++++ Data listing ++++
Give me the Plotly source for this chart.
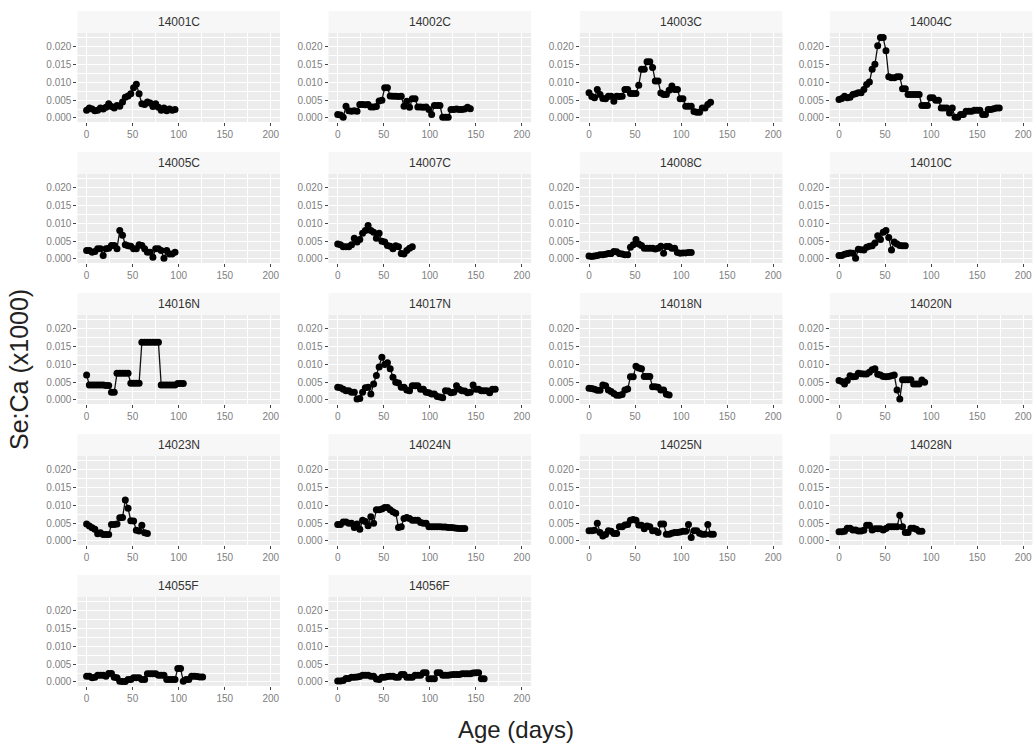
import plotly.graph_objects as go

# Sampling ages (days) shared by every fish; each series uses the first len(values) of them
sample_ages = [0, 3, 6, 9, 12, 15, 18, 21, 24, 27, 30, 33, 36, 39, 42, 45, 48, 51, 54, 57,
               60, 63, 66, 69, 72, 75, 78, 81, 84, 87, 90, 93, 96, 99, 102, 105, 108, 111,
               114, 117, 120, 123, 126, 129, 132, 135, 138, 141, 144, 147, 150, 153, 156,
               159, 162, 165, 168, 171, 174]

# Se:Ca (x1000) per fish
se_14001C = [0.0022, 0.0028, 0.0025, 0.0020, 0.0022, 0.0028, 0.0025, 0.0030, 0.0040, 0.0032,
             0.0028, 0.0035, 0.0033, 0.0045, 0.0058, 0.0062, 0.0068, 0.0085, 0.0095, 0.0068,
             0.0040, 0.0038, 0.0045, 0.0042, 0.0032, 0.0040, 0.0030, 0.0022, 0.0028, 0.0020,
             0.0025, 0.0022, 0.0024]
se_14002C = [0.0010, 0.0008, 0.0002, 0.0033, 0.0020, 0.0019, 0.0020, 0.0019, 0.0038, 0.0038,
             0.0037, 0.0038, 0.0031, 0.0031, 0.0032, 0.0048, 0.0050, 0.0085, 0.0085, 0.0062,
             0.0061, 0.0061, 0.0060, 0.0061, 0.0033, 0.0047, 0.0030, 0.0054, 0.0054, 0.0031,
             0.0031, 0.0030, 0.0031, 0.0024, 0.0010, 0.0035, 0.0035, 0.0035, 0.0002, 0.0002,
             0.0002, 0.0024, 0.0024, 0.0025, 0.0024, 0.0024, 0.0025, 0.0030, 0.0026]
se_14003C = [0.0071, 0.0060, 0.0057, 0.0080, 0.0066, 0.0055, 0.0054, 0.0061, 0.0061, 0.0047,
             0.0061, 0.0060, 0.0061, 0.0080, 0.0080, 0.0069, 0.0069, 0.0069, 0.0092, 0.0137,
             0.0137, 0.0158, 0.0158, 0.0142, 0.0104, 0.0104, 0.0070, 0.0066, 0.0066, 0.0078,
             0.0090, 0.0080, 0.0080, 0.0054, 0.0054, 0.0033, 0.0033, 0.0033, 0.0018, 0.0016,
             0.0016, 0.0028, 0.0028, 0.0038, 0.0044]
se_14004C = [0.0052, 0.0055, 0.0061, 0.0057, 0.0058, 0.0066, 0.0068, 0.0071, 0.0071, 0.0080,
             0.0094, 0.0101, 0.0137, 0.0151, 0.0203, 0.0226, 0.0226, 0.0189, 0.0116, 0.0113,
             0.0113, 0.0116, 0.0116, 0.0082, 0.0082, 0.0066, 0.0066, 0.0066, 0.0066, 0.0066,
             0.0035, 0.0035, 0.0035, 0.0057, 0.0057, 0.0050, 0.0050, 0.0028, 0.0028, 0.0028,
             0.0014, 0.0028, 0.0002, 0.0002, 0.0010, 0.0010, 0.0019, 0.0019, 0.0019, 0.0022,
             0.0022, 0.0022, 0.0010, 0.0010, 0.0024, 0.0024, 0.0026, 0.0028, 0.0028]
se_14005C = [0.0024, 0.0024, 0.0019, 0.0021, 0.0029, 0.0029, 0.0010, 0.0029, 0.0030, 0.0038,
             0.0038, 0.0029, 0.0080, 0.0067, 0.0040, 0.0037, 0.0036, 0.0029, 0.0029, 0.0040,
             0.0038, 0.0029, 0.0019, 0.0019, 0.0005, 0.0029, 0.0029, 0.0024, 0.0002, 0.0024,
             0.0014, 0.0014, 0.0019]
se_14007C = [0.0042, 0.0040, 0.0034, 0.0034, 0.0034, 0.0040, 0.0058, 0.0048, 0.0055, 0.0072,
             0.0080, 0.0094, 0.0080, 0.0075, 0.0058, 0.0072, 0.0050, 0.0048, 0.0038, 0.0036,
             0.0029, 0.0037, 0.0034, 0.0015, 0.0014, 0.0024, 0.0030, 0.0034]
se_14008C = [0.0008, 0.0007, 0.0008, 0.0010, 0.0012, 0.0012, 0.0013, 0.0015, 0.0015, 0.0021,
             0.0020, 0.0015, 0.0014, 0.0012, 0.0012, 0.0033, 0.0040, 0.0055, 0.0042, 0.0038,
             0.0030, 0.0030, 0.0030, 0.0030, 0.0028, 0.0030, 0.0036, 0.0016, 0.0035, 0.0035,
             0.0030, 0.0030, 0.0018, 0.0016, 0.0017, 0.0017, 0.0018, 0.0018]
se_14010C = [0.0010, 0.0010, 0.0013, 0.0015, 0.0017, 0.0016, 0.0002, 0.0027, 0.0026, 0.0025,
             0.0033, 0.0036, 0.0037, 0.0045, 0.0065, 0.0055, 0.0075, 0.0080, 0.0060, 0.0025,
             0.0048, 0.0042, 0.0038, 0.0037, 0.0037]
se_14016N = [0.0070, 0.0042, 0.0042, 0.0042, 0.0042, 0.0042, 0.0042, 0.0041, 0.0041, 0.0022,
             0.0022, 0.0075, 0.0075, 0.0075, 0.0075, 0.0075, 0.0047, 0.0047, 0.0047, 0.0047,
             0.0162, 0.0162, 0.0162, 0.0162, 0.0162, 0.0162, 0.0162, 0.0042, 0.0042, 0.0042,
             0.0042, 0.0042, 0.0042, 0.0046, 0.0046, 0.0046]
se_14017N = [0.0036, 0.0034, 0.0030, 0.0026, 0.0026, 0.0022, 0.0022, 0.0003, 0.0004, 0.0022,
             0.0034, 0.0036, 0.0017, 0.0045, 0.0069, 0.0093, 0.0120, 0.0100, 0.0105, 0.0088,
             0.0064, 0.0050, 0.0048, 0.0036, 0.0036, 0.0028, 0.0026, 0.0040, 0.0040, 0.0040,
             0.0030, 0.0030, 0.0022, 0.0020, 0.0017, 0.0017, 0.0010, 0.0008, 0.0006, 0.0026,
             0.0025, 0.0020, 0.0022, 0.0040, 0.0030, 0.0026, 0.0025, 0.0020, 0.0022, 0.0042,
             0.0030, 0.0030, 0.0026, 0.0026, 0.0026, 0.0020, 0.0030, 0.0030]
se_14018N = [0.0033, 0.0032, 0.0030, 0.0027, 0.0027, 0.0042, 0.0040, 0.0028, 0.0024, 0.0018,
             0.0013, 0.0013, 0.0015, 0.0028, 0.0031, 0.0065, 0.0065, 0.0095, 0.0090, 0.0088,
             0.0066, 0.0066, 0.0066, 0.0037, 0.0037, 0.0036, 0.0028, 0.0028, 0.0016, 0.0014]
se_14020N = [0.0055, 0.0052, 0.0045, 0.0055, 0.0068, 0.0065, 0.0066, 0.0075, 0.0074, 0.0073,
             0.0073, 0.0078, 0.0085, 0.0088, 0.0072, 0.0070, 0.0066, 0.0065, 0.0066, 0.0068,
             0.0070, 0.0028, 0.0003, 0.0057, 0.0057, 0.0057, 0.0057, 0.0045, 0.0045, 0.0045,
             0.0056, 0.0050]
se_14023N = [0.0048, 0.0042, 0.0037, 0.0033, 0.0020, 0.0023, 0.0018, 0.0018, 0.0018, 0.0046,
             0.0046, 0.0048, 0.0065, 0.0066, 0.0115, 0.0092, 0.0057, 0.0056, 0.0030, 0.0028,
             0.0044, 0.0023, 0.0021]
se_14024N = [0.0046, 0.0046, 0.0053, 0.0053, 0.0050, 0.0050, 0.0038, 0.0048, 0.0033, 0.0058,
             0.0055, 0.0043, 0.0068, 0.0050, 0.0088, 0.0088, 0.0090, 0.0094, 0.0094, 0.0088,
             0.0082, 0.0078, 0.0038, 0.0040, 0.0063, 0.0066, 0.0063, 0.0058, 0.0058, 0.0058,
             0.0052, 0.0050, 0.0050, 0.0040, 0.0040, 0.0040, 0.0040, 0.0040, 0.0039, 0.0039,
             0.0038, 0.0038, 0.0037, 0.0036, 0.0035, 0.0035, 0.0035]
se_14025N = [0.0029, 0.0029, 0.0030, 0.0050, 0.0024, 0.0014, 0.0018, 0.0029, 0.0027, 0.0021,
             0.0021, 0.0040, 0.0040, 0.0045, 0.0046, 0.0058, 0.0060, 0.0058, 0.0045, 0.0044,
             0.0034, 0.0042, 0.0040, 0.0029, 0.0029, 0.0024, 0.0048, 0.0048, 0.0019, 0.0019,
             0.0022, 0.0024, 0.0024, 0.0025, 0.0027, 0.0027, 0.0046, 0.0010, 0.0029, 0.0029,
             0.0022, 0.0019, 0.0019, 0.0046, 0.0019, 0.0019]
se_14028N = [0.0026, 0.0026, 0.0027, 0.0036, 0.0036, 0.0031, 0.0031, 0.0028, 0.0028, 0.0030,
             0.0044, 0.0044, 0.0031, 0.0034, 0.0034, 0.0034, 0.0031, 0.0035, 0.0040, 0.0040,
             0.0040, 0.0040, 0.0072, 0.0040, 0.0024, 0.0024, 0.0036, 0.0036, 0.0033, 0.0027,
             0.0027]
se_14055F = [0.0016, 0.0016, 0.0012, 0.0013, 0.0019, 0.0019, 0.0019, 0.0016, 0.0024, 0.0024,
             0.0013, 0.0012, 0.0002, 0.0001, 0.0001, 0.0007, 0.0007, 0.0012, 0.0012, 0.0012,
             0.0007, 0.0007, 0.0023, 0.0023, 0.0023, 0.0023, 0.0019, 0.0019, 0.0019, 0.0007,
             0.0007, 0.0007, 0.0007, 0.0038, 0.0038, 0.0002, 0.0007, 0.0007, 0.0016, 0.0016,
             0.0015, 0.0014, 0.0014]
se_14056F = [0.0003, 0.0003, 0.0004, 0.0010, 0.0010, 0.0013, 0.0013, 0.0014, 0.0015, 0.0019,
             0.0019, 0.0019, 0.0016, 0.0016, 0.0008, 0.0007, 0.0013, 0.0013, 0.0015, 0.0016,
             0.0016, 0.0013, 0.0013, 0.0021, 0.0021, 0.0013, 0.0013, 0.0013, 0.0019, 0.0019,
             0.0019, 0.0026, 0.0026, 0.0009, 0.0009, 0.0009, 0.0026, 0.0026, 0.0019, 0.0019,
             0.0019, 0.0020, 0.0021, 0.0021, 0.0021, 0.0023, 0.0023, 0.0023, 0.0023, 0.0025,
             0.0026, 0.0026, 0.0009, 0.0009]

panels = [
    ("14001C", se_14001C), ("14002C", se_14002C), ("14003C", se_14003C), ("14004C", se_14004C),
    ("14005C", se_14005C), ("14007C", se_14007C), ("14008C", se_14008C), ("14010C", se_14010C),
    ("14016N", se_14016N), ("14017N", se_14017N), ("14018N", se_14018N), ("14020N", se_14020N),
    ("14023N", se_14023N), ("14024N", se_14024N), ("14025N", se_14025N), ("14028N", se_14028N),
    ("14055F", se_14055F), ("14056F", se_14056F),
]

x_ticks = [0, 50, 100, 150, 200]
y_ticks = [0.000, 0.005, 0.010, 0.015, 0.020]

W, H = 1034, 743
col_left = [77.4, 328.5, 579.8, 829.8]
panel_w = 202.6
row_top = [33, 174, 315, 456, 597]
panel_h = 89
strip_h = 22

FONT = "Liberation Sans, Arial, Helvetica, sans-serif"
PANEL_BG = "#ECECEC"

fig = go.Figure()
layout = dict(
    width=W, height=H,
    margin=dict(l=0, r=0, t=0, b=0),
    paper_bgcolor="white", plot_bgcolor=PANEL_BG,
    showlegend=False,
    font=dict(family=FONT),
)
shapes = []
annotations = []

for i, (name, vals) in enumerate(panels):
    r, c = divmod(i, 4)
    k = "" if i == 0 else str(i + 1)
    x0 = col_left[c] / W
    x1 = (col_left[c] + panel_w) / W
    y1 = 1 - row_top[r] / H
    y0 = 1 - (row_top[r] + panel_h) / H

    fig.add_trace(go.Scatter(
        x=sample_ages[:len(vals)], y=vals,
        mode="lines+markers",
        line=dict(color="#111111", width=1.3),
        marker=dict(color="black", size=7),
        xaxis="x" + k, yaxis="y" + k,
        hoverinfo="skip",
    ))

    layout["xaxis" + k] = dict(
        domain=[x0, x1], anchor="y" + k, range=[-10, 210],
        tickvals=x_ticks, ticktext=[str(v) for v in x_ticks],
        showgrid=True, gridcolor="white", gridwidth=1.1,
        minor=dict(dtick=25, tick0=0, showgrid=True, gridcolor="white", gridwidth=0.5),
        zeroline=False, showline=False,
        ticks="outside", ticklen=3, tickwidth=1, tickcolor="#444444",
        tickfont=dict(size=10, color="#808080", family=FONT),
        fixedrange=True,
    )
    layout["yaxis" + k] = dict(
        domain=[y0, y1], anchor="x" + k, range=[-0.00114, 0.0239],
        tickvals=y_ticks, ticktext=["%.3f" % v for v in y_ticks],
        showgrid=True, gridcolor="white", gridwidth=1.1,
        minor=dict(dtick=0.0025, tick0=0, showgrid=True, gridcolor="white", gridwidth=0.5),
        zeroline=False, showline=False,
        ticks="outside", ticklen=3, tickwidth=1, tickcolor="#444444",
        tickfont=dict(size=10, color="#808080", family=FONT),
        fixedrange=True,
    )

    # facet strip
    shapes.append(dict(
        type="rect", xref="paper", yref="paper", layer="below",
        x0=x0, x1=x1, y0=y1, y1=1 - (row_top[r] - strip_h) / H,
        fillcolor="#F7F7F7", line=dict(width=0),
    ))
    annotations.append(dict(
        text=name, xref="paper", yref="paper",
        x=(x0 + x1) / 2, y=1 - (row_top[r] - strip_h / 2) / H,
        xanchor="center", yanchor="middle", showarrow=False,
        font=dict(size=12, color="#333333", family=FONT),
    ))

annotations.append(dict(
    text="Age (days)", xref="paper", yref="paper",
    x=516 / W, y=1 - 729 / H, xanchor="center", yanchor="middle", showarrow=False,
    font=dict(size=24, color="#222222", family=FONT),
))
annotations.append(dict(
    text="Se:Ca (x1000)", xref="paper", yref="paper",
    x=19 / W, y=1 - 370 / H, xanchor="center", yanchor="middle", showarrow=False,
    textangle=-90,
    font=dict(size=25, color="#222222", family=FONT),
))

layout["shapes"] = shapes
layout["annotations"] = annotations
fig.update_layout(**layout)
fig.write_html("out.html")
++++
++++ Data listing ++++
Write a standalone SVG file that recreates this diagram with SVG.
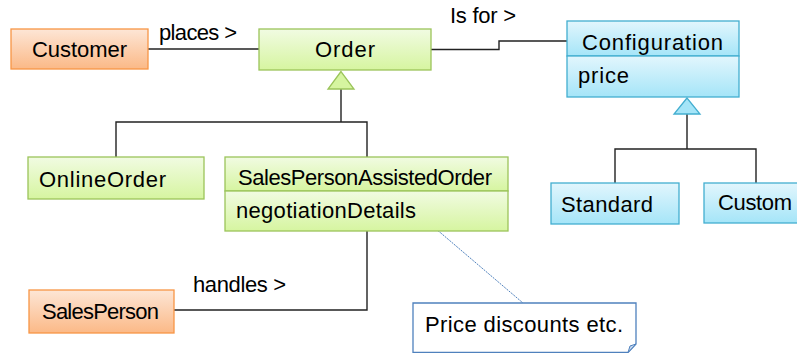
++++
Instructions to follow: Copy exactly the stretch of lines that starts at the line holding "Give me the Plotly source for this chart." and ends at the line holding "159, 162, 165, 168, 171, 174]". Drop the pictures.

Response for this exercise:
Give me the Plotly source for this chart.
import plotly.graph_objects as go

# Sampling ages (days) shared by every fish; each series uses the first len(values) of them
sample_ages = [0, 3, 6, 9, 12, 15, 18, 21, 24, 27, 30, 33, 36, 39, 42, 45, 48, 51, 54, 57,
               60, 63, 66, 69, 72, 75, 78, 81, 84, 87, 90, 93, 96, 99, 102, 105, 108, 111,
               114, 117, 120, 123, 126, 129, 132, 135, 138, 141, 144, 147, 150, 153, 156,
               159, 162, 165, 168, 171, 174]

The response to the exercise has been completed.